TASK STATEMENT: Restate the data exactly as given and keep the pictures out.
━━━━━━━━━━━━━━━━
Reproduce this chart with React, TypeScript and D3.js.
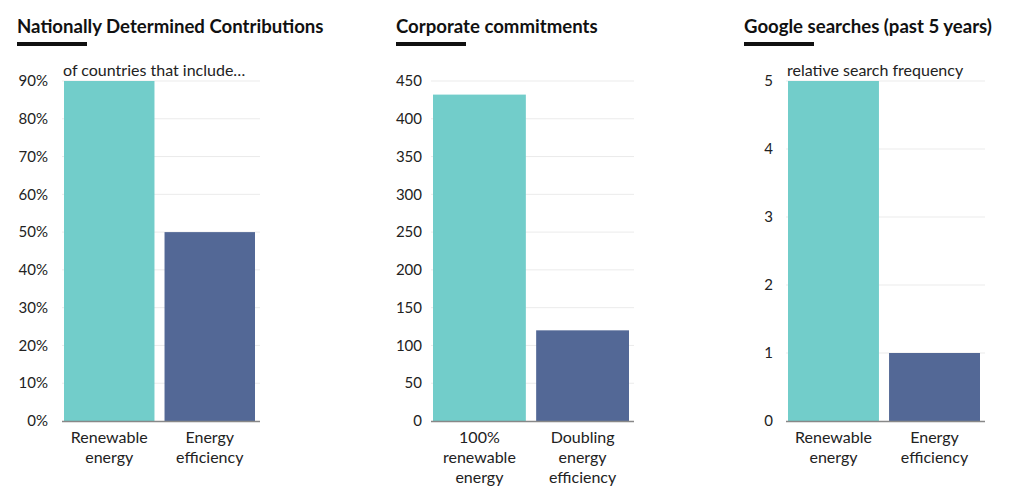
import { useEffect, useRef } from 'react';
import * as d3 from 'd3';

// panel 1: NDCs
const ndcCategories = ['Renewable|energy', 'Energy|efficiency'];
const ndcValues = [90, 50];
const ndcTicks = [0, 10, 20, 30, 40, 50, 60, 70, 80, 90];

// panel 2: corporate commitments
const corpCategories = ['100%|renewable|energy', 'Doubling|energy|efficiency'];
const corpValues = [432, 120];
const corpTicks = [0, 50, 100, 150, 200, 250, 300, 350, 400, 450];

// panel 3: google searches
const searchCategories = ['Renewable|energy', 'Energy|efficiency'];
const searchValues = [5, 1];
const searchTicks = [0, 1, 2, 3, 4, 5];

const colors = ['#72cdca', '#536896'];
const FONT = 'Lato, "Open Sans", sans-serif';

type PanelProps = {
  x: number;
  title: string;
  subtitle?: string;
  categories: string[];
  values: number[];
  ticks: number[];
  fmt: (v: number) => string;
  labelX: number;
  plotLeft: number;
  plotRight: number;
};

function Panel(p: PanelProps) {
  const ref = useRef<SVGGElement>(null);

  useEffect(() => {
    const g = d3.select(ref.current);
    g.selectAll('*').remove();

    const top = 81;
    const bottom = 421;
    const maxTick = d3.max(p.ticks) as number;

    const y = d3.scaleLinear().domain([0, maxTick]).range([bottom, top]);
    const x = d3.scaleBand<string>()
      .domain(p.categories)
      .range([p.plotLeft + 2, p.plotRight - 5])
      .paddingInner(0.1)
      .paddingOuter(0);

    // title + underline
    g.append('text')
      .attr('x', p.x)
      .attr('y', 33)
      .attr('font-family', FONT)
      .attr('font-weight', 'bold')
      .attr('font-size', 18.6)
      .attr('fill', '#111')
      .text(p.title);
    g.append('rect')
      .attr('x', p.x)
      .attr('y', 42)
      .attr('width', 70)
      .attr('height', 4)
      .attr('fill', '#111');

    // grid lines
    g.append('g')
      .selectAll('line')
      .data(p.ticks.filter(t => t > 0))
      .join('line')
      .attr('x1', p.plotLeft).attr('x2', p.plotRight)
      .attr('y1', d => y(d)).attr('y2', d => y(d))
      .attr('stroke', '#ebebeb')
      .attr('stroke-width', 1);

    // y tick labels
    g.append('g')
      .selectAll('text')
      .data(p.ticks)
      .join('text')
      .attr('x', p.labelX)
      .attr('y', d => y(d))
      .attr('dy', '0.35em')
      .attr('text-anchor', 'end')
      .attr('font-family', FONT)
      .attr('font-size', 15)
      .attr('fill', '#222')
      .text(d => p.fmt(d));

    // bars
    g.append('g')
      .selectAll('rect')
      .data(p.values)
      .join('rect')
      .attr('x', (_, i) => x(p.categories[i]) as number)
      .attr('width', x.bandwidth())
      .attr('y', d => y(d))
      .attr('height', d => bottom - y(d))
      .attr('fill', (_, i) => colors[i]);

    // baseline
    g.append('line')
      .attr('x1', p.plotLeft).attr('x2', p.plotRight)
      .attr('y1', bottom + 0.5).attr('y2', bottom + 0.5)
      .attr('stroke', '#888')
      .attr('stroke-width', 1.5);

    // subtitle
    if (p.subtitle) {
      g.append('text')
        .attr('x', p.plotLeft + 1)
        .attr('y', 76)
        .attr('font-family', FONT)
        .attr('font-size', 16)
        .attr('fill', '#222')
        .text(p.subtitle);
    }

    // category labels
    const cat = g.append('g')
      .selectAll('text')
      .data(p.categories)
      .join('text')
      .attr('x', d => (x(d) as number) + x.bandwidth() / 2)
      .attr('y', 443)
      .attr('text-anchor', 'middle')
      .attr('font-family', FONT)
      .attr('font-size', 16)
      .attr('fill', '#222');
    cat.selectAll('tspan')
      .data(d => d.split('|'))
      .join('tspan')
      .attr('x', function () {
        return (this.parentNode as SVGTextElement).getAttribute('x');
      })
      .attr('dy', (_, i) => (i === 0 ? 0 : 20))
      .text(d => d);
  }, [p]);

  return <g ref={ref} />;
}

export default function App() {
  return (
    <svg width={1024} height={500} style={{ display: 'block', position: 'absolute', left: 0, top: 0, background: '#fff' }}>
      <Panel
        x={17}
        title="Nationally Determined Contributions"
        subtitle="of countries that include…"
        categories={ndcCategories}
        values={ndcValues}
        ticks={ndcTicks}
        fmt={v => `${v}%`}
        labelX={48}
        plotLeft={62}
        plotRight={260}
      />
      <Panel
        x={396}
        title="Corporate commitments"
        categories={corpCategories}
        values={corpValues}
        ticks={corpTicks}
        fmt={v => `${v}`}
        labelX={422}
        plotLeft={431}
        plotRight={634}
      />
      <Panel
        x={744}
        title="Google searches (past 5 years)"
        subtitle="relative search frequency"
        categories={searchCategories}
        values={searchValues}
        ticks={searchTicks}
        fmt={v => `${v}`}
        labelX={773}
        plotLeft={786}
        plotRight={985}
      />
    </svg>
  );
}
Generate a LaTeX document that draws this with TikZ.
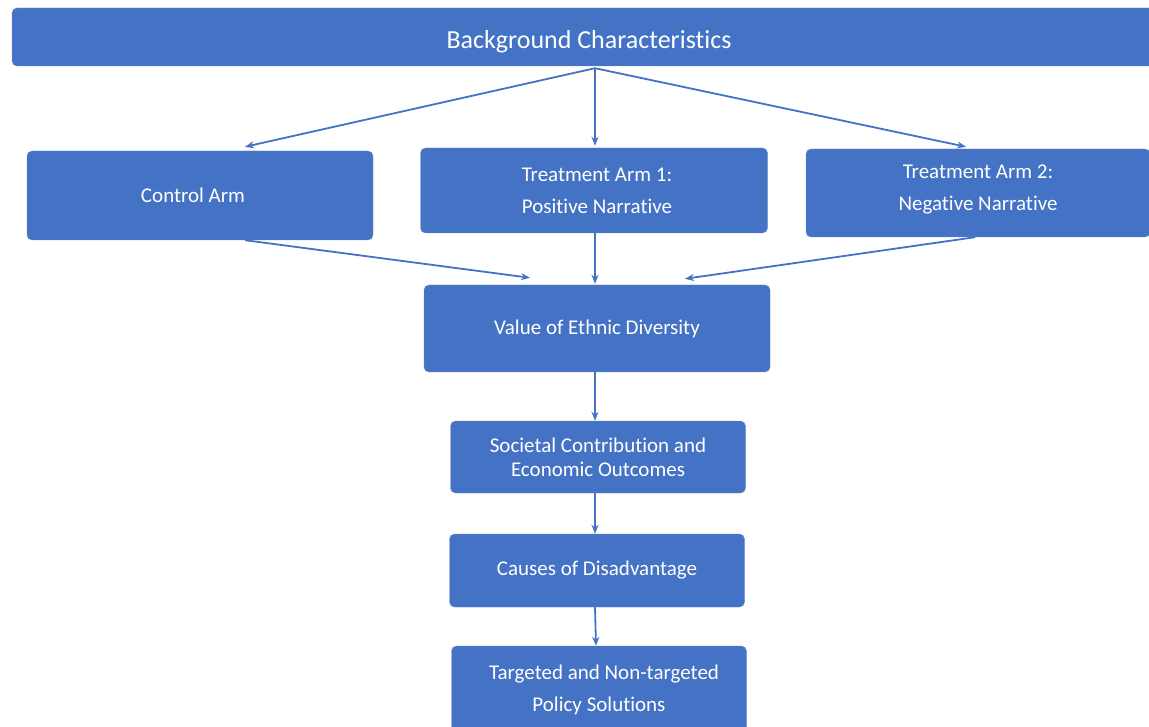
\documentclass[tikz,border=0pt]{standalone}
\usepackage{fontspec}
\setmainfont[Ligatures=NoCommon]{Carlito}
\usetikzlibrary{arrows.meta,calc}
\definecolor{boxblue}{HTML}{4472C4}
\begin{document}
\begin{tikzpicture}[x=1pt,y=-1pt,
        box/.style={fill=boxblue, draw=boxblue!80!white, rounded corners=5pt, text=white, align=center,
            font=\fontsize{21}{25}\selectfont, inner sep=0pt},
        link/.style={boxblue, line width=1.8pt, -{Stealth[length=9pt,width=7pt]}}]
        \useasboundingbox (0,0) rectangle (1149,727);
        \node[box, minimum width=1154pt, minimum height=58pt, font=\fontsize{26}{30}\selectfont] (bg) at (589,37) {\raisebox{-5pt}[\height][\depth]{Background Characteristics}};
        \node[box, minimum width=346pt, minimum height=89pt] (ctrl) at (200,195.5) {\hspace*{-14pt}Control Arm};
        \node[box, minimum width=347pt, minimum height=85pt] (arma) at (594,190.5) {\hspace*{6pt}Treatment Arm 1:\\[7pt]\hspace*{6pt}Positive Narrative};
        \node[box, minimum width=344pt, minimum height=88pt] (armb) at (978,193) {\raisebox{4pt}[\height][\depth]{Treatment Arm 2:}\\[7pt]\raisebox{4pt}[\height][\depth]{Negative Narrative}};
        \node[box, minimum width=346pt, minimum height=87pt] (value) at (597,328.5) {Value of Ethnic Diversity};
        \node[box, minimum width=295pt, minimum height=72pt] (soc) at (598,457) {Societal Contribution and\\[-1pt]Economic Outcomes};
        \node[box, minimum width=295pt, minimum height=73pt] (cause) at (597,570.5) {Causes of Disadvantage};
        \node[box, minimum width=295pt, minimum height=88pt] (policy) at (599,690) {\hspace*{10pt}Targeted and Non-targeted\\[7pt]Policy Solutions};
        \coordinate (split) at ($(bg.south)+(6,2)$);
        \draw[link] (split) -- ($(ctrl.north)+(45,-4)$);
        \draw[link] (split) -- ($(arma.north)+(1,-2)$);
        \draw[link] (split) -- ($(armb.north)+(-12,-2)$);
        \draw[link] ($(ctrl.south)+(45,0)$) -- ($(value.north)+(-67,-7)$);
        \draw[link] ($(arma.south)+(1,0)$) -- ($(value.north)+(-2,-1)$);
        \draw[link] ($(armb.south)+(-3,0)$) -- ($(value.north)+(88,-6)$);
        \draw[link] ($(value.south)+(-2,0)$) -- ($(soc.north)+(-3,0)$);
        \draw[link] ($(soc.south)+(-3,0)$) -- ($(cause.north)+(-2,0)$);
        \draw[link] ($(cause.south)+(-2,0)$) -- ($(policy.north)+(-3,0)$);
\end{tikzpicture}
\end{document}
━━━━━━━━━━━━━━━━
THE RESULT:
Reproduce this chart with React, TypeScript and D3.js.
import { useEffect, useRef } from 'react';
import * as d3 from 'd3';

// panel 1: NDCs
const ndcCategories = ['Renewable|energy', 'Energy|efficiency'];
const ndcValues = [90, 50];
const ndcTicks = [0, 10, 20, 30, 40, 50, 60, 70, 80, 90];

// panel 2: corporate commitments
const corpCategories = ['100%|renewable|energy', 'Doubling|energy|efficiency'];
const corpValues = [432, 120];
const corpTicks = [0, 50, 100, 150, 200, 250, 300, 350, 400, 450];

// panel 3: google searches
const searchCategories = ['Renewable|energy', 'Energy|efficiency'];
const searchValues = [5, 1];
const searchTicks = [0, 1, 2, 3, 4, 5];

const colors = ['#72cdca', '#536896'];
const FONT = 'Lato, "Open Sans", sans-serif';

type PanelProps = {
  x: number;
  title: string;
  subtitle?: string;
  categories: string[];
  values: number[];
  ticks: number[];
  fmt: (v: number) => string;
  labelX: number;
  plotLeft: number;
  plotRight: number;
};

function Panel(p: PanelProps) {
  const ref = useRef<SVGGElement>(null);

  useEffect(() => {
    const g = d3.select(ref.current);
    g.selectAll('*').remove();

    const top = 81;
    const bottom = 421;
    const maxTick = d3.max(p.ticks) as number;

    const y = d3.scaleLinear().domain([0, maxTick]).range([bottom, top]);
    const x = d3.scaleBand<string>()
      .domain(p.categories)
      .range([p.plotLeft + 2, p.plotRight - 5])
      .paddingInner(0.1)
      .paddingOuter(0);

    // title + underline
    g.append('text')
      .attr('x', p.x)
      .attr('y', 33)
      .attr('font-family', FONT)
      .attr('font-weight', 'bold')
      .attr('font-size', 18.6)
      .attr('fill', '#111')
      .text(p.title);
    g.append('rect')
      .attr('x', p.x)
      .attr('y', 42)
      .attr('width', 70)
      .attr('height', 4)
      .attr('fill', '#111');

    // grid lines
    g.append('g')
      .selectAll('line')
      .data(p.ticks.filter(t => t > 0))
      .join('line')
      .attr('x1', p.plotLeft).attr('x2', p.plotRight)
      .attr('y1', d => y(d)).attr('y2', d => y(d))
      .attr('stroke', '#ebebeb')
      .attr('stroke-width', 1);

    // y tick labels
    g.append('g')
      .selectAll('text')
      .data(p.ticks)
      .join('text')
      .attr('x', p.labelX)
      .attr('y', d => y(d))
      .attr('dy', '0.35em')
      .attr('text-anchor', 'end')
      .attr('font-family', FONT)
      .attr('font-size', 15)
      .attr('fill', '#222')
      .text(d => p.fmt(d));

    // bars
    g.append('g')
      .selectAll('rect')
      .data(p.values)
      .join('rect')
      .attr('x', (_, i) => x(p.categories[i]) as number)
      .attr('width', x.bandwidth())
      .attr('y', d => y(d))
      .attr('height', d => bottom - y(d))
      .attr('fill', (_, i) => colors[i]);

    // baseline
    g.append('line')
      .attr('x1', p.plotLeft).attr('x2', p.plotRight)
      .attr('y1', bottom + 0.5).attr('y2', bottom + 0.5)
      .attr('stroke', '#888')
      .attr('stroke-width', 1.5);

    // subtitle
    if (p.subtitle) {
      g.append('text')
        .attr('x', p.plotLeft + 1)
        .attr('y', 76)
        .attr('font-family', FONT)
        .attr('font-size', 16)
        .attr('fill', '#222')
        .text(p.subtitle);
    }

    // category labels
    const cat = g.append('g')
      .selectAll('text')
      .data(p.categories)
      .join('text')
      .attr('x', d => (x(d) as number) + x.bandwidth() / 2)
      .attr('y', 443)
      .attr('text-anchor', 'middle')
      .attr('font-family', FONT)
      .attr('font-size', 16)
      .attr('fill', '#222');
    cat.selectAll('tspan')
      .data(d => d.split('|'))
      .join('tspan')
      .attr('x', function () {
        return (this.parentNode as SVGTextElement).getAttribute('x');
      })
      .attr('dy', (_, i) => (i === 0 ? 0 : 20))
      .text(d => d);
  }, [p]);

  return <g ref={ref} />;
}

export default function App() {
  return (
    <svg width={1024} height={500} style={{ display: 'block', position: 'absolute', left: 0, top: 0, background: '#fff' }}>
      <Panel
        x={17}
        title="Nationally Determined Contributions"
        subtitle="of countries that include…"
        categories={ndcCategories}
        values={ndcValues}
        ticks={ndcTicks}
        fmt={v => `${v}%`}
        labelX={48}
        plotLeft={62}
        plotRight={260}
      />
      <Panel
        x={396}
        title="Corporate commitments"
        categories={corpCategories}
        values={corpValues}
        ticks={corpTicks}
        fmt={v => `${v}`}
        labelX={422}
        plotLeft={431}
        plotRight={634}
      />
      <Panel
        x={744}
        title="Google searches (past 5 years)"
        subtitle="relative search frequency"
        categories={searchCategories}
        values={searchValues}
        ticks={searchTicks}
        fmt={v => `${v}`}
        labelX={773}
        plotLeft={786}
        plotRight={985}
      />
    </svg>
  );
}
Generate a LaTeX document that draws this with TikZ.
\documentclass[tikz,border=0pt]{standalone}
\usepackage{fontspec}
\setmainfont[Ligatures=NoCommon]{Carlito}
\usetikzlibrary{arrows.meta,calc}
\definecolor{boxblue}{HTML}{4472C4}
\begin{document}
\begin{tikzpicture}[x=1pt,y=-1pt,
        box/.style={fill=boxblue, draw=boxblue!80!white, rounded corners=5pt, text=white, align=center,
            font=\fontsize{21}{25}\selectfont, inner sep=0pt},
        link/.style={boxblue, line width=1.8pt, -{Stealth[length=9pt,width=7pt]}}]
        \useasboundingbox (0,0) rectangle (1149,727);
        \node[box, minimum width=1154pt, minimum height=58pt, font=\fontsize{26}{30}\selectfont] (bg) at (589,37) {\raisebox{-5pt}[\height][\depth]{Background Characteristics}};
        \node[box, minimum width=346pt, minimum height=89pt] (ctrl) at (200,195.5) {\hspace*{-14pt}Control Arm};
        \node[box, minimum width=347pt, minimum height=85pt] (arma) at (594,190.5) {\hspace*{6pt}Treatment Arm 1:\\[7pt]\hspace*{6pt}Positive Narrative};
        \node[box, minimum width=344pt, minimum height=88pt] (armb) at (978,193) {\raisebox{4pt}[\height][\depth]{Treatment Arm 2:}\\[7pt]\raisebox{4pt}[\height][\depth]{Negative Narrative}};
        \node[box, minimum width=346pt, minimum height=87pt] (value) at (597,328.5) {Value of Ethnic Diversity};
        \node[box, minimum width=295pt, minimum height=72pt] (soc) at (598,457) {Societal Contribution and\\[-1pt]Economic Outcomes};
        \node[box, minimum width=295pt, minimum height=73pt] (cause) at (597,570.5) {Causes of Disadvantage};
        \node[box, minimum width=295pt, minimum height=88pt] (policy) at (599,690) {\hspace*{10pt}Targeted and Non-targeted\\[7pt]Policy Solutions};
        \coordinate (split) at ($(bg.south)+(6,2)$);
        \draw[link] (split) -- ($(ctrl.north)+(45,-4)$);
        \draw[link] (split) -- ($(arma.north)+(1,-2)$);
        \draw[link] (split) -- ($(armb.north)+(-12,-2)$);
        \draw[link] ($(ctrl.south)+(45,0)$) -- ($(value.north)+(-67,-7)$);
        \draw[link] ($(arma.south)+(1,0)$) -- ($(value.north)+(-2,-1)$);
        \draw[link] ($(armb.south)+(-3,0)$) -- ($(value.north)+(88,-6)$);
        \draw[link] ($(value.south)+(-2,0)$) -- ($(soc.north)+(-3,0)$);
        \draw[link] ($(soc.south)+(-3,0)$) -- ($(cause.north)+(-2,0)$);
        \draw[link] ($(cause.south)+(-2,0)$) -- ($(policy.north)+(-3,0)$);
\end{tikzpicture}
\end{document}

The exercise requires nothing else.